Rush is a Commander in the United States Navy, where for the past thirteen years he has served in the Reserve component following his active duty training. He is currently assigned to NATO Deploy Charlie and was formally assigned to the Joint Central Command. Prior to serving as a commissioned officer, Rush traveled both home and abroad on peacetime construction projects as an enlisted sailor with Naval Mobile Construction Battalion 27, better known as the Seabees.

== Education ==
Rush holds a JD from Southern New England School of Law as well as a Master of Arts degree with distinction in United States History and a Bachelor of Arts degree with a double major in history and political science from Providence College. He is also a member of Phi Alpha Theta, the International Honor Society for Historians.

Rush was the president of his high school class at Catholic Memorial High School and college class at Providence. He also attained the rank of Eagle Scout in the Boy Scouts of America.

== Career as a legislator ==
In the 2009–2010 Legislative session, House Speaker Robert DeLeo appointed Rush to serve on the House Committee on Ways and Means, the Joint Committee on Natural Resources and the Environment, and the Joint Committee on Labor and Workforce Development. Previously, he had served on the Joint Committees of Judiciary, Revenue, Public Service, Public Safety and Homeland Security.

Rush also served as the House Historian, having been appointed to the position by former Speaker Thomas Finneran, as well as the Senate Majority Whip, a position he currently holds.

==State Senate==
=== Veterans ===
Senator Rush was the main sponsor of the Veterans' tax credit added to the FY18 Budget.
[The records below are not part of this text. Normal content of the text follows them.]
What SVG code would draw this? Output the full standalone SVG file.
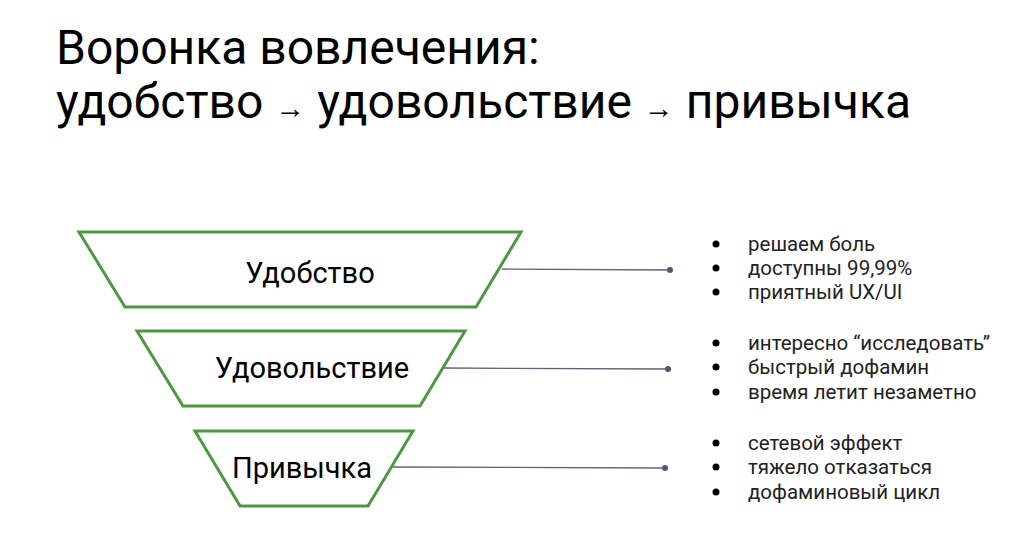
<svg xmlns="http://www.w3.org/2000/svg" width="1024" height="560" viewBox="0 0 1024 560">
<style>
text{font-family:Roboto,"Liberation Sans",sans-serif;fill:#000}
.t{font-size:48px}
.a{font-size:30px}
.lbl{font-size:29px;text-anchor:middle}
.b{font-size:20.5px;fill:#222}
.f{fill:#fff;stroke:#4a9a3f;stroke-width:3}
.c{stroke:#5b6478;stroke-width:1.3;fill:none}
.d{fill:#4d586e}
</style>
<rect width="1024" height="560" fill="#fff"/>
<text class="t" x="56" y="64">Воронка вовлечения:</text>
<text class="t" x="56" y="118">удобство <tspan class="a">→</tspan> удовольствие <tspan class="a">→</tspan> привычка</text>
<g id="connectors">
<line class="c" x1="502" y1="269" x2="670" y2="270"/><circle class="d" cx="670" cy="270" r="3"/>
<line class="c" x1="444" y1="368" x2="668" y2="369"/><circle class="d" cx="668" cy="369" r="3"/>
<line class="c" x1="393" y1="467" x2="665" y2="468"/><circle class="d" cx="665" cy="468" r="3"/>
</g>
<g id="n1"><polygon class="f" points="79,232 521,232 476,307 125,307"/><text class="lbl" x="310" y="283">Удобство</text></g>
<g id="n2"><polygon class="f" points="137,331 465,331 420,406 183,406"/><text class="lbl" x="312" y="378">Удовольствие</text></g>
<g id="n3"><polygon class="f" points="195,431 413,431 368,506 240,506"/><text class="lbl" x="302" y="478">Привычка</text></g>
<g id="list1">
<circle cx="716" cy="244" r="3.5"/><text class="b" x="748" y="251">решаем боль</text>
<circle cx="716" cy="268" r="3.5"/><text class="b" x="748" y="275">доступны 99,99%</text>
<circle cx="716" cy="292" r="3.5"/><text class="b" x="748" y="299">приятный UX/UI</text>
</g>
<g id="list2">
<circle cx="716" cy="343" r="3.5"/><text class="b" x="748" y="350">интересно “исследовать”</text>
<circle cx="716" cy="367" r="3.5"/><text class="b" x="748" y="374">быстрый дофамин</text>
<circle cx="716" cy="392" r="3.5"/><text class="b" x="748" y="399">время летит незаметно</text>
</g>
<g id="list3">
<circle cx="716" cy="443" r="3.5"/><text class="b" x="748" y="450">сетевой эффект</text>
<circle cx="716" cy="467" r="3.5"/><text class="b" x="748" y="474">тяжело отказаться</text>
<circle cx="716" cy="492" r="3.5"/><text class="b" x="748" y="499">дофаминовый цикл</text>
</g>
</svg>
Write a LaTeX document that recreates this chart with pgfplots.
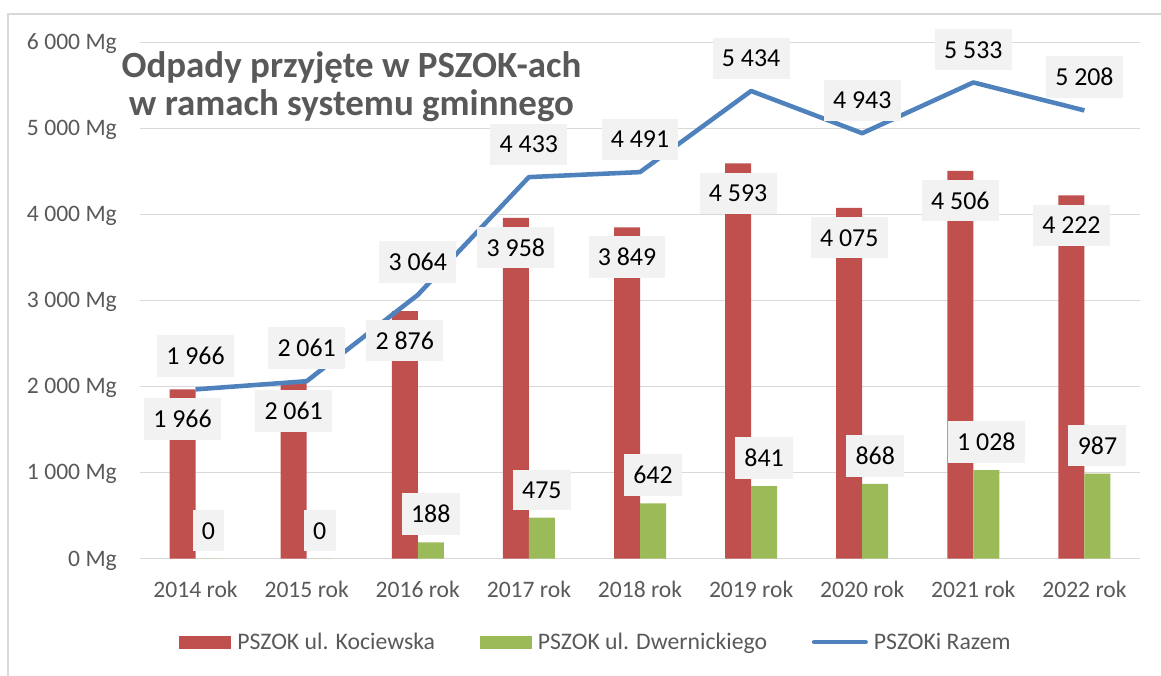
\documentclass[border=0pt]{standalone}
\usepackage{fontspec}
\setmainfont{Carlito}
\usepackage{pgfplots}
\pgfplotsset{compat=1.18}

\definecolor{cRed}{HTML}{C0504D}
\definecolor{cGreen}{HTML}{9BBB59}
\definecolor{cBlue}{HTML}{4F81BD}
\definecolor{cGrid}{HTML}{D9D9D9}
\definecolor{cText}{HTML}{595959}
\definecolor{cLab}{HTML}{F2F2F2}

\tikzset{lab/.style={font=\fontsize{19.4pt}{22pt}\selectfont, fill=cLab, text=black, inner xsep=7pt, inner ysep=9pt}}

\begin{document}
\begin{tikzpicture}
\path[use as bounding box] (-105pt,-87.5pt) rectangle (765.75pt,418.9pt);
\draw[cGrid, line width=1.1pt] (-99pt,-150pt) rectangle (850pt,408.4pt);
\begin{axis}[
    scale only axis,
    width=750pt, height=387.2pt,
    xmin=-0.5, xmax=8.5,
    ymin=0, ymax=6000,
    axis lines=left,
    axis line style={draw=none},
    major tick length=0pt,
    xtick={0,1,2,3,4,5,6,7,8},
    xticklabels={2014 rok,2015 rok,2016 rok,2017 rok,2018 rok,2019 rok,2020 rok,2021 rok,2022 rok},
    ytick={0,1000,2000,3000,4000,5000,6000},
    scaled y ticks=false,
    yticklabel={\pgfmathprintnumber{\tick}\ Mg},
    ymajorgrids,
    major grid style={draw=cGrid, line width=1pt},
    tick label style={font=\fontsize{17.7pt}{20pt}\selectfont, text=cText},
    xticklabel style={anchor=base, inner sep=0pt, yshift=-29.5pt},
    yticklabel style={anchor=base east, inner sep=0pt, xshift=-17.2pt, yshift=-5.6pt},
    /pgf/number format/assume math mode=true,
    /pgf/number format/1000 sep={\ },
    /pgf/number format/fixed,
    /pgf/number format/precision=0,
    title={Odpady przyjęte w PSZOK-ach\\w ramach systemu gminnego},
    title style={at={(axis description cs:0.2115,0.967)}, anchor=north, align=center,
        inner sep=0pt, font=\fontsize{27.7pt}{28.3pt}\selectfont\bfseries, text=cText},
    legend columns=3,
    legend style={at={(axis description cs:0.039,-0.162)}, anchor=west,
        draw=none, fill=none, inner sep=0pt,
        font=\fontsize{17.8pt}{20pt}\selectfont, text=cText,
        nodes={inner sep=0pt},
        /tikz/every odd column/.append style={column sep=4.5pt},
        /tikz/every even column/.append style={column sep=33.5pt},
        /tikz/column 5/.style={column sep=1.5pt}},
    ]

    % PSZOK ul. Kociewska
    \addplot[ybar, bar width=0.234, bar shift=-0.117, fill=cRed, draw=none,
        legend image code/.code={\fill[cRed] (0pt,-4.9pt) rectangle (39pt,4.9pt);}]
        coordinates {(0,1966) (1,2061) (2,2876) (3,3958) (4,3849) (5,4593) (6,4075) (7,4506) (8,4222)};

    % PSZOK ul. Dwernickiego
    \addplot[ybar, bar width=0.234, bar shift=0.117, fill=cGreen, draw=none,
        legend image code/.code={\fill[cGreen] (0pt,-4.9pt) rectangle (39pt,4.9pt);}]
        coordinates {(0,0) (1,0) (2,188) (3,475) (4,642) (5,841) (6,868) (7,1028) (8,987)};

    % PSZOKi Razem
    \addplot[cBlue, line width=3.4pt, line join=round, mark=none,
        legend image code/.code={\draw[cBlue, line width=3.4pt, line cap=round] (1.7pt,0pt) -- (40.3pt,0pt);}]
        coordinates {(0,1966) (1,2061) (2,3064) (3,4433) (4,4491) (5,5434) (6,4943) (7,5533) (8,5208)};

    % data labels, drawn on top
    \addplot[forget plot, ybar, bar width=0.234, bar shift=-0.117, draw=none, fill=none,
        nodes near coords, every node near coord/.append style={lab, xshift=-9.75pt, yshift=-38pt}]
        coordinates {(0,1966) (1,2061) (2,2876) (3,3958) (4,3849) (5,4593) (6,4075) (7,4506) (8,4222)};
    \addplot[forget plot, ybar, bar width=0.234, bar shift=0.117, draw=none, fill=none,
        nodes near coords, every node near coord/.append style={lab, xshift=9.75pt, yshift=5.2pt}]
        coordinates {(0,0) (1,0) (2,188) (3,475) (4,642) (5,841) (6,868) (7,1028) (8,987)};
    \addplot[forget plot, draw=none, mark=none,
        nodes near coords, every node near coord/.append style={lab, yshift=9pt}]
        coordinates {(0,1966) (1,2061) (2,3064) (3,4433) (4,4491) (5,5434) (6,4943) (7,5533) (8,5208)};

    \legend{PSZOK ul. Kociewska, PSZOK ul. Dwernickiego, PSZOKi Razem}
\end{axis}
\end{tikzpicture}
\end{document}
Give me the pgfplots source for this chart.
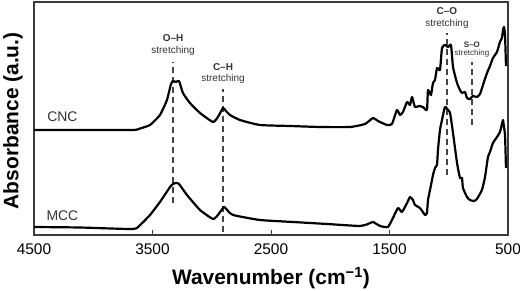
\documentclass[border=0pt]{standalone}
\usepackage{pgfplots}
\pgfplotsset{compat=1.18}
\usepackage{fontspec}
\setmainfont{Liberation Sans}
\definecolor{axisgray}{HTML}{3A3A3A}
\definecolor{dashgray}{HTML}{444444}
\definecolor{txtgray}{HTML}{333333}

% FTIR spectra (offset vertically), wavenumber in cm^-1, absorbance in a.u.
\pgfplotstableread{
w y
4500 1.05
4112 1.05
3665 1.05
3605 1.065
3521 1.10
3437 1.20
3378 1.35
3344 1.51
3327 1.54
3302 1.53
3276 1.54
3243 1.42
3184 1.32
3099 1.22
2990 1.13
2948 1.18
2905 1.27
2880 1.24
2846 1.20
2762 1.15
2593 1.10
2340 1.09
2087 1.08
1833 1.08
1707 1.11
1639 1.17
1597 1.14
1521 1.10
1479 1.11
1437 1.25
1411 1.20
1386 1.23
1352 1.33
1327 1.30
1310 1.38
1285 1.28
1251 1.29
1217 1.28
1184 1.25
1175 1.45
1150 1.40
1133 1.52
1116 1.55
1099 1.67
1074 1.65
1057 1.87
1032 1.90
1006 1.88
981 1.90
964 1.68
930 1.52
905 1.45
888 1.42
863 1.43
846 1.37
821 1.36
796 1.39
762 1.38
736 1.41
711 1.50
677 1.62
652 1.69
627 1.77
593 1.83
568 1.93
551 1.97
542 2.05
534 2.08
525 2.00
517 1.69
}\cnc

\pgfplotstableread{
w y
4500 0.08
4112 0.075
3665 0.06
3605 0.10
3521 0.20
3437 0.33
3352 0.48
3327 0.51
3302 0.52
3276 0.51
3209 0.40
3099 0.25
2990 0.16
2948 0.20
2897 0.28
2863 0.24
2821 0.20
2593 0.15
2314 0.13
2027 0.11
1749 0.09
1682 0.11
1639 0.13
1580 0.09
1513 0.08
1471 0.17
1428 0.27
1395 0.23
1352 0.32
1327 0.38
1302 0.35
1285 0.30
1243 0.27
1200 0.20
1184 0.22
1175 0.35
1158 0.45
1133 0.60
1116 0.67
1099 0.70
1091 0.85
1074 1.05
1057 1.15
1032 1.28
1006 1.25
989 1.22
964 1.02
930 0.72
905 0.57
888 0.57
880 0.47
846 0.38
821 0.35
787 0.34
762 0.36
720 0.45
694 0.58
669 0.78
652 0.83
627 0.92
593 0.98
568 1.03
551 1.11
542 1.15
534 1.08
525 1.00
517 0.67
}\mcc

\begin{document}
\begin{tikzpicture}
\useasboundingbox (0,0) rectangle (520bp,291bp);
\begin{axis}[
  at={(34bp,56bp)}, anchor=south west,
  scale only axis, width=474bp, height=233bp,
  x dir=reverse,
  xmin=500, xmax=4500, ymin=0, ymax=2.33,
  xtick={500,1500,2500,3500,4500},
  ytick=\empty,
  axis line style={axisgray, line width=1.1bp},
  tick style={axisgray, line width=0.9bp},
  major tick length=5bp,
  xtick pos=bottom, tick align=inside,
  /pgf/number format/assume math mode=true,
  /pgf/number format/set thousands separator={},
  xticklabel style={font=\fontsize{15.5}{15.5}\selectfont, text=black, yshift=-5bp},
  xlabel={\textbf{Wavenumber (cm\textsuperscript{−1})}},
  ylabel={\textbf{Absorbance (a.u.)}},
  xlabel style={font=\fontsize{21}{21}\selectfont, at={(axis description cs:0.5,-0.185)}, anchor=center},
  ylabel style={font=\fontsize{21}{21}\selectfont, at={(axis description cs:-0.0443,0.49)}, anchor=center},
  clip=false,
]
  % band positions
  \addplot[dashgray, line width=1.1bp, dash pattern=on 6bp off 4bp] coordinates {(3327,0.32) (3327,1.73)};
  \addplot[dashgray, line width=1.1bp, dash pattern=on 6bp off 4bp] coordinates {(2905,0.03) (2905,1.46)};
  \addplot[dashgray, line width=1.1bp, dash pattern=on 6bp off 4bp] coordinates {(1015,0.60) (1015,2.02)};
  \addplot[dashgray, line width=1.1bp, dash pattern=on 6bp off 4bp] coordinates {(804,1.10) (804,1.73)};

  % spectra
  \addplot[black, line width=2.2bp, line join=round, smooth, tension=0.3] table[x=w, y=y] {\cnc};
  \addplot[black, line width=2.2bp, line join=round, smooth, tension=0.3] table[x=w, y=y] {\mcc};

  % sample names
  \node[txtgray, font=\fontsize{14}{14}\selectfont] at (axis cs:4260,1.18) {CNC};
  \node[txtgray, font=\fontsize{14}{14}\selectfont] at (axis cs:4260,0.19) {MCC};

  % band annotations
  \node[txtgray, font=\fontsize{10}{10}\selectfont\bfseries] at (axis cs:3327,1.97) {O–H};
  \node[txtgray, font=\fontsize{10}{10}\selectfont] at (axis cs:3327,1.84) {stretching};
  \node[txtgray, font=\fontsize{10}{10}\selectfont\bfseries] at (axis cs:2905,1.68) {C–H};
  \node[txtgray, font=\fontsize{10}{10}\selectfont] at (axis cs:2905,1.56) {stretching};
  \node[txtgray, font=\fontsize{10}{10}\selectfont\bfseries] at (axis cs:1015,2.24) {C–O};
  \node[txtgray, font=\fontsize{10}{10}\selectfont] at (axis cs:1015,2.11) {stretching};
  \node[txtgray, font=\fontsize{8}{8}\selectfont\bfseries] at (axis cs:804,1.90) {S–O};
  \node[txtgray, font=\fontsize{8}{8}\selectfont] at (axis cs:804,1.82) {stretching};
\end{axis}
\end{tikzpicture}
\end{document}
The tax credit provides up to $2,000 for each veterans hired to businesses with fewer than 100 employees who participate in a veterans hiring certification program at the Department of Veterans' Services. The tax credit also requires the department to develop a comprehensive program to improve employment opportunities and outcomes among veterans by providing guidance to businesses in attracting, hiring, training, and retraining veterans.

Rush led the movement to pass S.2509, An Act relative to veterans' benefits, rights, appreciation, validation and enforcement (also known as the BRAVE Act). Among other things, this bill provides paid military leave for state employees called to duty by the armed forces for up to 40 days for training and operation purposes. It also increases the burial expense funds paid by the Commonwealth from $2,000 to $4,000 for indigent veterans. The bill was signed by Governor Charlie Baker and was included in Chapter 218 of the Acts of 2018.